◆ SHORT EXERCISE: Quote every line as written. Omit pictures.

◆ PROVIDED MATERIAL:
[start]

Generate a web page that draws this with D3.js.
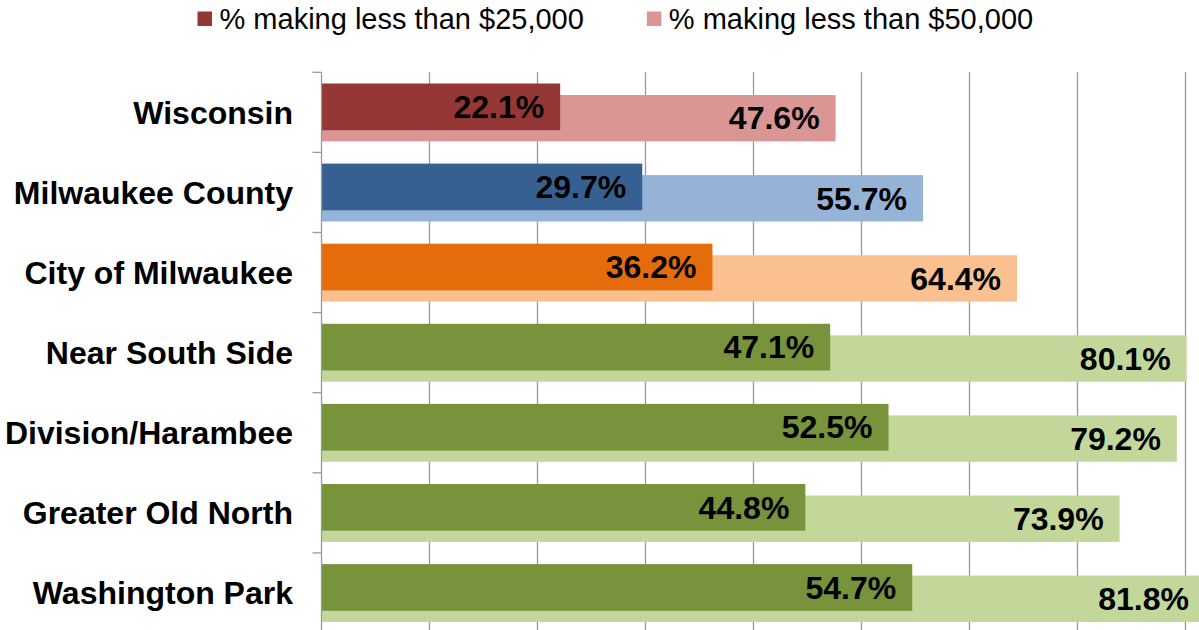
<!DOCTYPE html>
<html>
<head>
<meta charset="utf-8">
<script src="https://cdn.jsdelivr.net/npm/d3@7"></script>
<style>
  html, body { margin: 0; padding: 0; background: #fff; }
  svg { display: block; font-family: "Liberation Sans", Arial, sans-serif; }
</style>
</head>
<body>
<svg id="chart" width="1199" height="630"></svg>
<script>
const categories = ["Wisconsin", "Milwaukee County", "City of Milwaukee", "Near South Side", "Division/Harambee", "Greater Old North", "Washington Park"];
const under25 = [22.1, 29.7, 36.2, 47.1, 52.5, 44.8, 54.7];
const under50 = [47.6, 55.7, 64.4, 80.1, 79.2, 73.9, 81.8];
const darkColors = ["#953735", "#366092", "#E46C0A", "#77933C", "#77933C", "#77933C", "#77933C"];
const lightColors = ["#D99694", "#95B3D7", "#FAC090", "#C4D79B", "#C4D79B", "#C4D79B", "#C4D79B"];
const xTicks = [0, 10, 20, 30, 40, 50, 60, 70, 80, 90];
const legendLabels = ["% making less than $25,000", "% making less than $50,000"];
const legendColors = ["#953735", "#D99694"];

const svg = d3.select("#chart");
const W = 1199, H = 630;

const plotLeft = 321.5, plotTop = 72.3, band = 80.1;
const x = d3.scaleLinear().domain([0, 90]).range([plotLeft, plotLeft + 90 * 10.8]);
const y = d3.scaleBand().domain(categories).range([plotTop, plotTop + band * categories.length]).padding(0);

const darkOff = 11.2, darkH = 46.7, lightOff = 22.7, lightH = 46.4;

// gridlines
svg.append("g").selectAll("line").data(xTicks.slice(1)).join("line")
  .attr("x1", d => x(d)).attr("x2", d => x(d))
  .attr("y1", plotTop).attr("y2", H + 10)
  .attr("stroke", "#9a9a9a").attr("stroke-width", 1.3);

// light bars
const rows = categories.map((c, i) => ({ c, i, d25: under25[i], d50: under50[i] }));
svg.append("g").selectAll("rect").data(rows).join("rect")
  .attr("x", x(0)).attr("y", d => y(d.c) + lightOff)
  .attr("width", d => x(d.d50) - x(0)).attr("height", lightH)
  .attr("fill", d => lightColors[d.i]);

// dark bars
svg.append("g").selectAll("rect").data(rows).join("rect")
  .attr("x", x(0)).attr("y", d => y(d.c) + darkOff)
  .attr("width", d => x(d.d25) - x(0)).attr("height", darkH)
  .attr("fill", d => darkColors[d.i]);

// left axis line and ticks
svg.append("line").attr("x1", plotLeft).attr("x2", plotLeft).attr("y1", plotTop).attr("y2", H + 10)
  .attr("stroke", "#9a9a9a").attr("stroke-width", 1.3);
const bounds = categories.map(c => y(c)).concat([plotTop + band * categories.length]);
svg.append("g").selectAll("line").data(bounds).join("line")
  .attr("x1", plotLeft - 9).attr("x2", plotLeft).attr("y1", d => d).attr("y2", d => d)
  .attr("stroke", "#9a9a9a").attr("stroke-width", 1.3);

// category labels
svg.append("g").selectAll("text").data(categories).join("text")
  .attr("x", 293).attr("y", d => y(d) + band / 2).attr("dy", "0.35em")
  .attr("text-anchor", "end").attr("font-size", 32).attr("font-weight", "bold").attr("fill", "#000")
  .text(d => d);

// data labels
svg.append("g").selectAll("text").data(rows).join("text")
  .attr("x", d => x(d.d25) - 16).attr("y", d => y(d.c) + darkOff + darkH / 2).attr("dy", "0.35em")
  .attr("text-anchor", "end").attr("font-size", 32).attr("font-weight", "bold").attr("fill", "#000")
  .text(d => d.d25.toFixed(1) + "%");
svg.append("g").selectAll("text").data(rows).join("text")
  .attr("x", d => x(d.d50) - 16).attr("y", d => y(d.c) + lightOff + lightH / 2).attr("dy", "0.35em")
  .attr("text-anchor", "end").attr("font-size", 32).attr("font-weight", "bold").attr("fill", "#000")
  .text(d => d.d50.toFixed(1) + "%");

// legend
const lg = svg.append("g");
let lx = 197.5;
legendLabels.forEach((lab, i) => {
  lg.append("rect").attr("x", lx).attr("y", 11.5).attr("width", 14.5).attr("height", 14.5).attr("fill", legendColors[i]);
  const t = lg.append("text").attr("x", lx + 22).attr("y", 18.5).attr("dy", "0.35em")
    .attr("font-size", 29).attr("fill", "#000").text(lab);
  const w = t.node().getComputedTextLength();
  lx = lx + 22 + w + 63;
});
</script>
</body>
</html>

[end]

◆ FINAL RESULT:
Generate a web page that draws this with D3.js.
<!DOCTYPE html>
<html>
<head>
<meta charset="utf-8">
<script src="https://cdn.jsdelivr.net/npm/d3@7"></script>
<style>
  html, body { margin: 0; padding: 0; background: #fff; }
  svg { display: block; font-family: "Liberation Sans", Arial, sans-serif; }
</style>
</head>
<body>
<svg id="chart" width="1199" height="630"></svg>
<script>
const categories = ["Wisconsin", "Milwaukee County", "City of Milwaukee", "Near South Side", "Division/Harambee", "Greater Old North", "Washington Park"];
const under25 = [22.1, 29.7, 36.2, 47.1, 52.5, 44.8, 54.7];
const under50 = [47.6, 55.7, 64.4, 80.1, 79.2, 73.9, 81.8];
const darkColors = ["#953735", "#366092", "#E46C0A", "#77933C", "#77933C", "#77933C", "#77933C"];
const lightColors = ["#D99694", "#95B3D7", "#FAC090", "#C4D79B", "#C4D79B", "#C4D79B", "#C4D79B"];
const xTicks = [0, 10, 20, 30, 40, 50, 60, 70, 80, 90];
const legendLabels = ["% making less than $25,000", "% making less than $50,000"];
const legendColors = ["#953735", "#D99694"];

const svg = d3.select("#chart");
const W = 1199, H = 630;

const plotLeft = 321.5, plotTop = 72.3, band = 80.1;
const x = d3.scaleLinear().domain([0, 90]).range([plotLeft, plotLeft + 90 * 10.8]);
const y = d3.scaleBand().domain(categories).range([plotTop, plotTop + band * categories.length]).padding(0);

const darkOff = 11.2, darkH = 46.7, lightOff = 22.7, lightH = 46.4;

// gridlines
svg.append("g").selectAll("line").data(xTicks.slice(1)).join("line")
  .attr("x1", d => x(d)).attr("x2", d => x(d))
  .attr("y1", plotTop).attr("y2", H + 10)
  .attr("stroke", "#9a9a9a").attr("stroke-width", 1.3);

// light bars
const rows = categories.map((c, i) => ({ c, i, d25: under25[i], d50: under50[i] }));
svg.append("g").selectAll("rect").data(rows).join("rect")
  .attr("x", x(0)).attr("y", d => y(d.c) + lightOff)
  .attr("width", d => x(d.d50) - x(0)).attr("height", lightH)
  .attr("fill", d => lightColors[d.i]);

// dark bars
svg.append("g").selectAll("rect").data(rows).join("rect")
  .attr("x", x(0)).attr("y", d => y(d.c) + darkOff)
  .attr("width", d => x(d.d25) - x(0)).attr("height", darkH)
  .attr("fill", d => darkColors[d.i]);

// left axis line and ticks
svg.append("line").attr("x1", plotLeft).attr("x2", plotLeft).attr("y1", plotTop).attr("y2", H + 10)
  .attr("stroke", "#9a9a9a").attr("stroke-width", 1.3);
const bounds = categories.map(c => y(c)).concat([plotTop + band * categories.length]);
svg.append("g").selectAll("line").data(bounds).join("line")
  .attr("x1", plotLeft - 9).attr("x2", plotLeft).attr("y1", d => d).attr("y2", d => d)
  .attr("stroke", "#9a9a9a").attr("stroke-width", 1.3);

// category labels
svg.append("g").selectAll("text").data(categories).join("text")
  .attr("x", 293).attr("y", d => y(d) + band / 2).attr("dy", "0.35em")
  .attr("text-anchor", "end").attr("font-size", 32).attr("font-weight", "bold").attr("fill", "#000")
  .text(d => d);

// data labels
svg.append("g").selectAll("text").data(rows).join("text")
  .attr("x", d => x(d.d25) - 16).attr("y", d => y(d.c) + darkOff + darkH / 2).attr("dy", "0.35em")
  .attr("text-anchor", "end").attr("font-size", 32).attr("font-weight", "bold").attr("fill", "#000")
  .text(d => d.d25.toFixed(1) + "%");
svg.append("g").selectAll("text").data(rows).join("text")
  .attr("x", d => x(d.d50) - 16).attr("y", d => y(d.c) + lightOff + lightH / 2).attr("dy", "0.35em")
  .attr("text-anchor", "end").attr("font-size", 32).attr("font-weight", "bold").attr("fill", "#000")
  .text(d => d.d50.toFixed(1) + "%");

// legend
const lg = svg.append("g");
let lx = 197.5;
legendLabels.forEach((lab, i) => {
  lg.append("rect").attr("x", lx).attr("y", 11.5).attr("width", 14.5).attr("height", 14.5).attr("fill", legendColors[i]);
  const t = lg.append("text").attr("x", lx + 22).attr("y", 18.5).attr("dy", "0.35em")
    .attr("font-size", 29).attr("fill", "#000").text(lab);
  const w = t.node().getComputedTextLength();
  lx = lx + 22 + w + 63;
});
</script>
</body>
</html>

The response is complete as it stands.